STARLINK INCIDENT IS NOT WHAT WE THOUGHT: It never made sense. On Feb. 3rd, 2022, SpaceX launched a batch of 49 Starlinks to low-Earth orbit--something they had done many times before. This time was different, though. Almost immediately, dozens of the new satellites began to fall out of the sky.

At the time, SpaceX offered this explanation: "Unfortunately, the satellites deployed on Thursday (Feb. 3rd) were significantly impacted by a geomagnetic storm on Friday, (Feb. 4th)."

A more accurate statement might have read "...impacted by a very minor geomagnetic storm." The satellites flew into a storm that barely registered on NOAA scales: It was a G1, the weakest possible, unlikely to cause a mass decay of satellites. Something about "The Starlink Incident" was not adding up.

Space scientists Scott McIntosh and Robert Leamon of Lynker Space, Inc., have a new and different idea: "The Terminator did it," says McIntosh.

Not to be confused with the killer robot, McIntosh's Terminator is an event on the sun that helps explain the mysterious progression of solar cycles. Four centuries after Galileo discovered sunspots, researchers still cannot accurately predict the timing and strength of the sun's 11-year solar cycle. Even "11 years" isn't real; observed cycles vary from less than 9 years to more than 14 years long.

Above: Oppositely charged bands of magnetism march toward the sun's equator where they "terminate" one another, kickstarting the next solar cycle. [more]

McIntosh and Leamon realized that forecasters had been overlooking something. There is a moment that happens every 11 years or so when opposing magnetic fields from the sun's previous and upcoming solar cycles collide. They called this moment, which signals the death of the old cycle, "The Termination Event."

After a Termination Event, the sun roars to life–"like a hot stove where someone suddenly turns the burner on," McIntosh likes to say. Solar ultraviolet radiation abruptly jumps to a higher level, heating the upper atmosphere and dramatically increasing aerodynamic drag on satellites.

This plot supports what McIntosh and Leamon are saying:

The histogram shows the number of objects falling out of Earth orbit each year since 1975. Vertical dashed lines mark Termination Events. There's an uptick in satellite decay around the time of every Terminator, none bigger than 2022.

As SpaceX was assembling the doomed Starlinks of Group 4-7 in early 2022, they had no idea that the Terminator Event had, in fact, just happened. Unwittingly, they launched the satellites into a radically altered near-space environment. "Some of our satellite partners said it was just pea soup up there," says Leamon.

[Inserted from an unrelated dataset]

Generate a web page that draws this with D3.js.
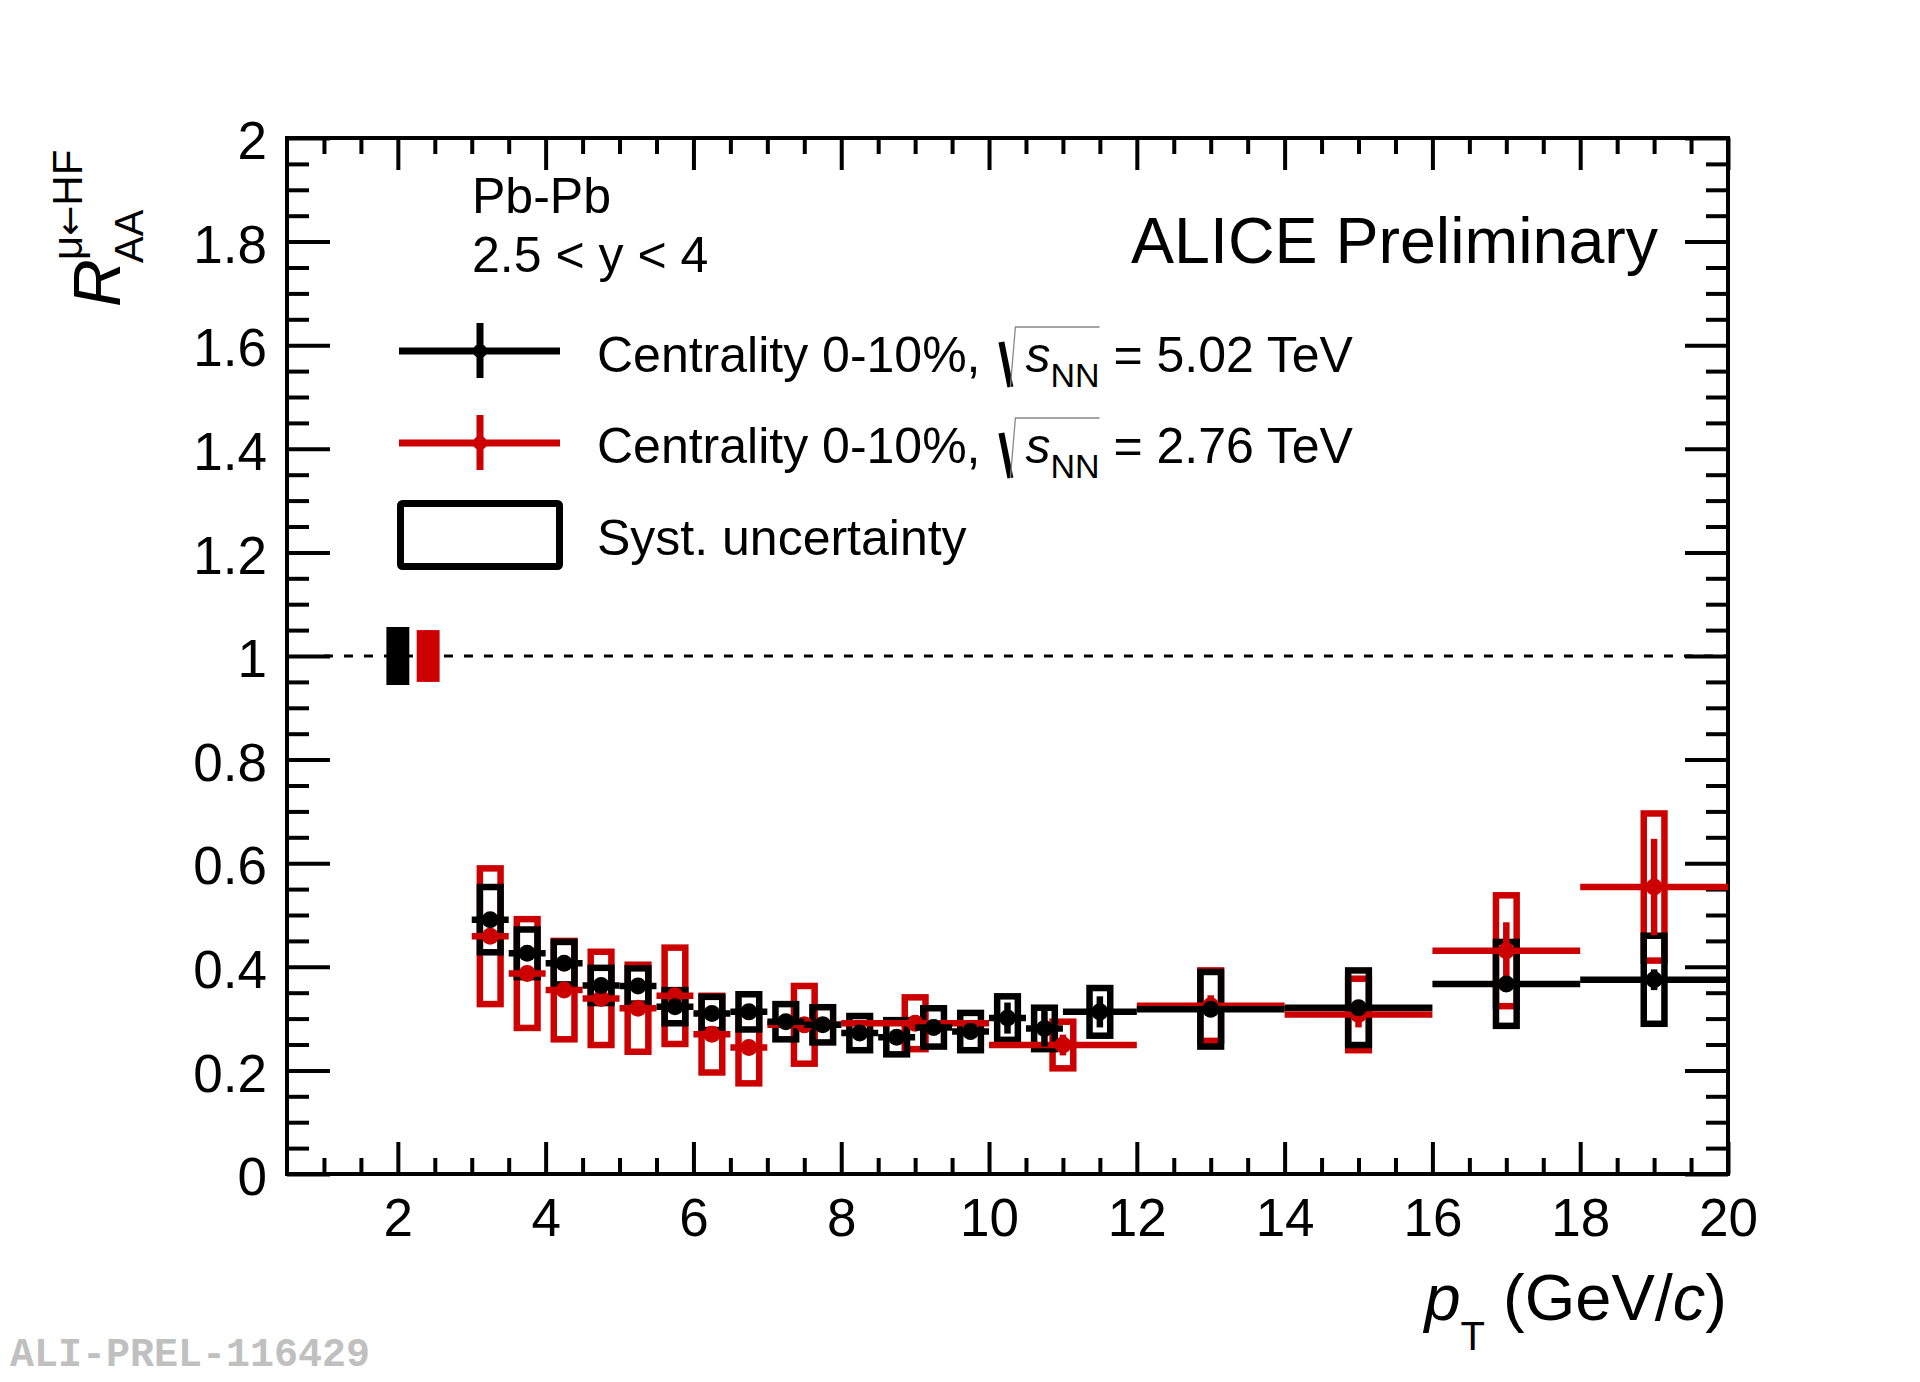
<!DOCTYPE html>
<html>
<head>
<meta charset="utf-8">
<script src="https://cdn.jsdelivr.net/npm/d3@7"></script>
<style>
  body { margin: 0; background: #fff; }
  svg { display: block; font-family: "Liberation Sans", Arial, Helvetica, sans-serif; }
</style>
</head>
<body>
<svg id="chart" width="1920" height="1382"></svg>
<script>
// 5.02 TeV, 0-10%
const ptBlack = [3.25, 3.75, 4.25, 4.75, 5.25, 5.75, 6.25, 6.75, 7.25, 7.75, 8.25, 8.75,
  9.25, 9.75, 10.25, 10.75, 11.5, 13, 15, 17, 19];
const binBlack = [0.25, 0.25, 0.25, 0.25, 0.25, 0.25, 0.25, 0.25, 0.25, 0.25, 0.25, 0.25,
  0.25, 0.25, 0.25, 0.25, 0.5, 1, 1, 1, 1];
const raaBlack = [0.491, 0.426, 0.407, 0.364, 0.363, 0.323, 0.310, 0.313, 0.294, 0.288, 0.272, 0.264,
  0.283, 0.275, 0.301, 0.281, 0.313, 0.318, 0.321, 0.367, 0.375];
const statBlack = [0.008, 0.008, 0.008, 0.008, 0.009, 0.009, 0.010, 0.010, 0.010, 0.010, 0.012, 0.012,
  0.015, 0.015, 0.030, 0.035, 0.030, 0.015, 0.015, 0.015, 0.020];
const systBlack = [0.063, 0.046, 0.041, 0.034, 0.034, 0.032, 0.032, 0.034, 0.034, 0.034, 0.033, 0.033,
  0.037, 0.036, 0.042, 0.040, 0.046, 0.072, 0.072, 0.081, 0.085];

// 2.76 TeV, 0-10%
const ptRed = [3.25, 3.75, 4.25, 4.75, 5.25, 5.75, 6.25, 6.75, 7.5, 9, 11, 13, 15, 17, 19];
const binRed = [0.25, 0.25, 0.25, 0.25, 0.25, 0.25, 0.25, 0.25, 0.5, 1, 1, 1, 1, 1, 1];
const raaRed = [0.459, 0.387, 0.355, 0.339, 0.320, 0.344, 0.270, 0.244, 0.288, 0.291, 0.249,
  0.325, 0.308, 0.431, 0.554];
const statRed = [0.012, 0.012, 0.012, 0.012, 0.013, 0.014, 0.014, 0.014, 0.015, 0.015, 0.020,
  0.020, 0.025, 0.055, 0.093];
const systRed = [0.131, 0.105, 0.095, 0.090, 0.084, 0.093, 0.074, 0.069, 0.075, 0.050, 0.045,
  0.068, 0.069, 0.107, 0.142];

// normalisation uncertainties drawn at R_AA = 1
const normX = [2.0, 2.41];
const normUnc = [0.056, 0.050];

const xMajor = [2, 4, 6, 8, 10, 12, 14, 16, 18, 20];
const yMajor = [0, 0.2, 0.4, 0.6, 0.8, 1, 1.2, 1.4, 1.6, 1.8, 2];

const BLACK = '#000000';
const RED = '#cc0000';

const svg = d3.select('#chart');
const x = d3.scaleLinear().domain([0.5, 20]).range([287, 1728]);
const y = d3.scaleLinear().domain([0, 2]).range([1174, 138]);

const xMinor = d3.range(1, 20, 0.5).filter(v => v % 2 !== 0);
const yMinor = d3.range(0.05, 2, 0.05).map(v => +v.toFixed(2)).filter(v => Math.abs(v * 5 - Math.round(v * 5)) > 1e-6);

function styleAxis(g) {
  g.select('.domain').remove();
  g.selectAll('.tick line').attr('stroke', '#000').attr('stroke-width', 4);
  g.selectAll('.tick text').attr('fill', '#000').attr('font-size', 53);
}

// axes: ticks drawn inward on all four sides
svg.append('g').attr('transform', `translate(0,${y(0)})`)
  .call(d3.axisBottom(x).tickValues(xMajor).tickSizeInner(-32).tickSizeOuter(0).tickPadding(24).tickFormat(d3.format('d')))
  .call(styleAxis);
svg.append('g').attr('transform', `translate(0,${y(0)})`)
  .call(d3.axisBottom(x).tickValues(xMinor).tickSizeInner(-16).tickSizeOuter(0).tickFormat(''))
  .call(styleAxis);
svg.append('g').attr('transform', `translate(0,${y(2)})`)
  .call(d3.axisTop(x).tickValues(xMajor).tickSizeInner(-32).tickSizeOuter(0).tickFormat(''))
  .call(styleAxis);
svg.append('g').attr('transform', `translate(0,${y(2)})`)
  .call(d3.axisTop(x).tickValues(xMinor).tickSizeInner(-16).tickSizeOuter(0).tickFormat(''))
  .call(styleAxis);

const yLeft = svg.append('g').attr('transform', `translate(${x(0.5)},0)`)
  .call(d3.axisLeft(y).tickValues(yMajor).tickSizeInner(-43).tickSizeOuter(0).tickPadding(20)
    .tickFormat(d => d3.format('~g')(d)))
  .call(styleAxis);
yLeft.selectAll('.tick text').attr('dy', '0.39em');
svg.append('g').attr('transform', `translate(${x(0.5)},0)`)
  .call(d3.axisLeft(y).tickValues(yMinor).tickSizeInner(-22).tickSizeOuter(0).tickFormat(''))
  .call(styleAxis);
svg.append('g').attr('transform', `translate(${x(20)},0)`)
  .call(d3.axisRight(y).tickValues(yMajor).tickSizeInner(-43).tickSizeOuter(0).tickFormat(''))
  .call(styleAxis);
svg.append('g').attr('transform', `translate(${x(20)},0)`)
  .call(d3.axisRight(y).tickValues(yMinor).tickSizeInner(-22).tickSizeOuter(0).tickFormat(''))
  .call(styleAxis);

svg.append('rect')
  .attr('x', x(0.5)).attr('y', y(2))
  .attr('width', x(20) - x(0.5)).attr('height', y(0) - y(2))
  .attr('fill', 'none').attr('stroke', '#000').attr('stroke-width', 4);

// reference line at 1
svg.append('line')
  .attr('x1', x(1)).attr('x2', x(20)).attr('y1', y(1)).attr('y2', y(1))
  .attr('stroke', '#000').attr('stroke-width', 3).attr('stroke-dasharray', '9 11');

// normalisation boxes
svg.append('g').selectAll('rect').data(normX).join('rect')
  .attr('x', d => x(d - 0.155)).attr('width', d => x(d + 0.155) - x(d - 0.155))
  .attr('y', (d, i) => y(1 + normUnc[i])).attr('height', (d, i) => y(1 - normUnc[i]) - y(1 + normUnc[i]))
  .attr('fill', (d, i) => i === 0 ? BLACK : RED);

const boxHalf = 0.14;
function drawBoxes(pt, raa, syst, color) {
  svg.append('g').selectAll('rect').data(pt).join('rect')
    .attr('x', d => x(d - boxHalf)).attr('width', d => x(d + boxHalf) - x(d - boxHalf))
    .attr('y', (d, i) => y(raa[i] + syst[i])).attr('height', (d, i) => y(raa[i] - syst[i]) - y(raa[i] + syst[i]))
    .attr('fill', 'none').attr('stroke', color).attr('stroke-width', 6.5);
}
function drawPoints(pt, bin, raa, stat, color) {
  const g = svg.append('g');
  g.selectAll('line.h').data(pt).join('line').attr('class', 'h')
    .attr('x1', (d, i) => x(d - bin[i])).attr('x2', (d, i) => x(d + bin[i]))
    .attr('y1', (d, i) => y(raa[i])).attr('y2', (d, i) => y(raa[i]))
    .attr('stroke', color).attr('stroke-width', 6.5);
  g.selectAll('line.v').data(pt).join('line').attr('class', 'v')
    .attr('x1', d => x(d)).attr('x2', d => x(d))
    .attr('y1', (d, i) => y(raa[i] - stat[i])).attr('y2', (d, i) => y(raa[i] + stat[i]))
    .attr('stroke', color).attr('stroke-width', 6.5);
  g.selectAll('circle').data(pt).join('circle')
    .attr('cx', d => x(d)).attr('cy', (d, i) => y(raa[i])).attr('r', 8.5)
    .attr('fill', color);
}
drawBoxes(ptRed, raaRed, systRed, RED);
drawBoxes(ptBlack, raaBlack, systBlack, BLACK);
drawPoints(ptRed, binRed, raaRed, statRed, RED);
drawPoints(ptBlack, binBlack, raaBlack, statBlack, BLACK);

// texts
svg.append('text').attr('x', 1658).attr('y', 263).attr('text-anchor', 'end')
  .attr('font-size', 64.5).text('ALICE Preliminary');
svg.append('text').attr('x', 472).attr('y', 213).attr('font-size', 50).text('Pb-Pb');
svg.append('text').attr('x', 472).attr('y', 272).attr('font-size', 50).text('2.5 < y < 4');

// legend
const legendRows = [
  {color: BLACK, energy: '5.02', yc: 351, base: 372},
  {color: RED, energy: '2.76', yc: 443, base: 463}
];
legendRows.forEach(r => {
  svg.append('line').attr('x1', 399).attr('x2', 560).attr('y1', r.yc).attr('y2', r.yc)
    .attr('stroke', r.color).attr('stroke-width', 7);
  svg.append('line').attr('x1', 480).attr('x2', 480).attr('y1', r.yc - 28).attr('y2', r.yc + 27)
    .attr('stroke', r.color).attr('stroke-width', 7);
  svg.append('circle').attr('cx', 480).attr('cy', r.yc).attr('r', 7).attr('fill', r.color);

  const t = svg.append('text').attr('x', 597).attr('y', r.base).attr('font-size', 50);
  t.append('tspan').text('Centrality 0-10%, ');
  t.append('tspan').attr('dx', 31).attr('font-style', 'italic').text('s');
  t.append('tspan').attr('dy', 15).attr('font-size', 34).text('NN');
  t.append('tspan').attr('dy', -15).text(' = ' + r.energy + ' TeV');
  const node = t.node();
  const sx = node.getStartPositionOfChar(18).x;
  const ex = node.getEndPositionOfChar(20).x;
  const b = r.base;
  svg.append('path')
    .attr('d', `M${sx - 24},${b - 30} L${sx - 15},${b + 15}`)
    .attr('stroke', '#000').attr('stroke-width', 6).attr('fill', 'none');
  svg.append('path')
    .attr('d', `M${sx - 15},${b + 15} L${sx - 10},${b - 45} L${ex},${b - 45}`)
    .attr('stroke', '#888').attr('stroke-width', 1.3).attr('fill', 'none');
});
svg.append('rect').attr('x', 400.5).attr('y', 503.5).attr('width', 159).attr('height', 63)
  .attr('fill', 'none').attr('stroke', '#000').attr('stroke-width', 7).attr('rx', 2);
svg.append('text').attr('x', 597).attr('y', 555).attr('font-size', 50).text('Syst. uncertainty');

// x title
const xt = svg.append('text').attr('x', 1727).attr('y', 1320).attr('text-anchor', 'end').attr('font-size', 65);
xt.append('tspan').attr('font-style', 'italic').text('p');
xt.append('tspan').attr('dy', 30).attr('font-size', 40).text('T');
xt.append('tspan').attr('dy', -30).text(' (GeV/');
xt.append('tspan').attr('font-style', 'italic').text('c');
xt.append('tspan').text(')');

// y title
const yt = svg.append('g').attr('transform', 'translate(120,307) rotate(-90)');
yt.append('text').attr('x', 0).attr('y', 0).attr('font-size', 66).attr('font-style', 'italic').text('R');
yt.append('text').attr('x', 47).attr('y', -38).attr('font-size', 42)
  .call(t => {
    t.append('tspan').text('\u03bc');
    t.append('tspan').attr('font-family', '"DejaVu Sans", sans-serif').attr('font-size', 36).text('\u2190');
    t.append('tspan').text('HF');
  });
yt.append('text').attr('x', 44).attr('y', 23).attr('font-size', 40).text('AA');

// watermark
svg.append('text').attr('x', 10).attr('y', 1366)
  .attr('font-family', '"Liberation Mono", "DejaVu Sans Mono", monospace')
  .attr('font-weight', 'bold').attr('font-size', 40).attr('fill', '#c0c0c0')
  .text('ALI-PREL-116429');
</script>
</body>
</html>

SpaceX wasn't the only company hit hard. Capella Space also struggled in 2022 to keep its constellation of Synthetic Aperture Radar (SAR) satellites in orbit.

“The atmospheric density in low Earth orbit was 2 to 3 times more than expected,” wrote Capella Space's Scott Shambaugh in a paper entitled Doing Battle With the Sun. “This increase in drag threatened to prematurely de-orbit some of our spacecraft." Indeed, many did deorbit earlier than their 3-year design lifetimes.

The Terminator did it? It makes more sense than a tiny storm.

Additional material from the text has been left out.